The worn paint on the wing roots is done with Tamiya Metallic Grey, applied with a mangled paintbrush by stabbing the brush down onto the kit. I toned it down a bit with some brown pastel dust. The exhaust staining is a combination of Tamiya Smoke augmented with gray pastels.
The final weathering step is an oil wash for the panel lines. I like to use artists oils thinned with Napatha. The Napatha evaporates quickly, and doesn’t react with the acrylic paints I use. If a little, or a lot, too much ends up on the model, it can easily be removed by wiping with either a tissue or a Q-tip moistened with Napatha. Wipe in the direction of airflow and you will not only remove excess weathering oil, you will leave some subtle streaks. If you don’t like the streaks, just wipe them again. In this case I used mostly burnt umber, with a little black here and there.
FINAL CONSTRUCTION |
After paint the last bits go on. I left the stabilizer struts off to ease the painting so on they went. The landing gear was detailed with brake lines from fine wire held on with thin strips of Testors chrome foil. The foil got very toned down with some last minute oil wash on the landing gear. The wheels also got a bit of a black wash to pop out the tread. The dropped flaps and slats go on with no issues, and leave only the gear covers, antenna and canopy. The antenna and canopy closing cord are done with invisible thread painted with Polly S Grimy Black. The insulator is a drop of super glue.
CONCLUSIONS |
This has got to be one of the easiest kits going. The fit is fantastic, and the engineering is great. Both the stabilizers and the landing gear are designed to only fit on the proper side. The decals lend an interesting twist to a popular subject. I thought it was great when someone looked at the model on a show table for a bit before it sunk in. He said his initial thought was that it was the strangest looking Spitfire he had ever seen.

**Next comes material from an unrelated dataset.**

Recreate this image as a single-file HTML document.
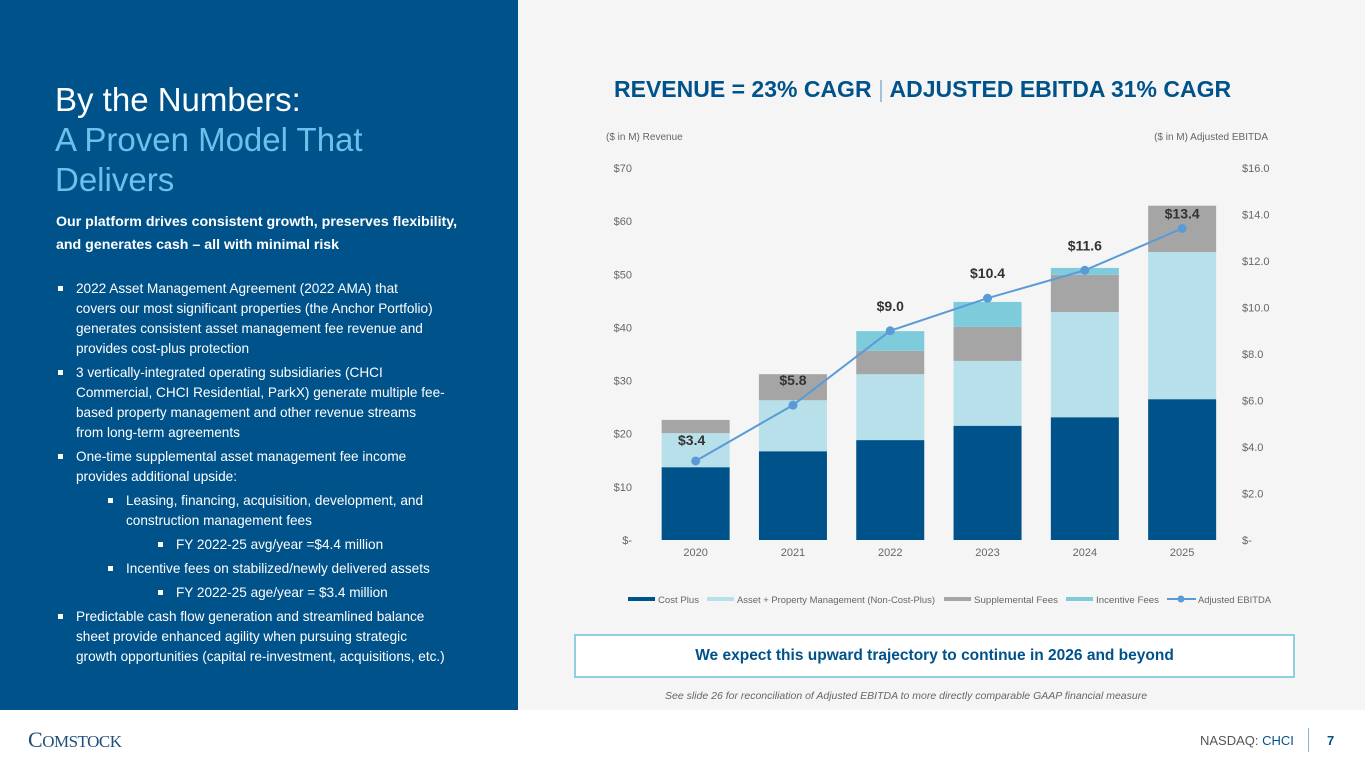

The only disappointment I have is what has happened to the paint job. I finished this several months ago, and the paint was fine. However, over the months, the paint appears to have shrunk back from a couple of areas, most noticeably right over the wing roots. I have never seen this before. I’ve had incompatible paint failures, and cracking when undercoats have cured more slowly than topcoats, but this is very strange. If you have any idea what caused this, I’d love to hear from you. The paint is Polly S, with Future, Polly S Clear Flat, and Tamiya Smoke over it. As I don’t really work all that fast, everything has plenty of time to cure before the next coat was applied.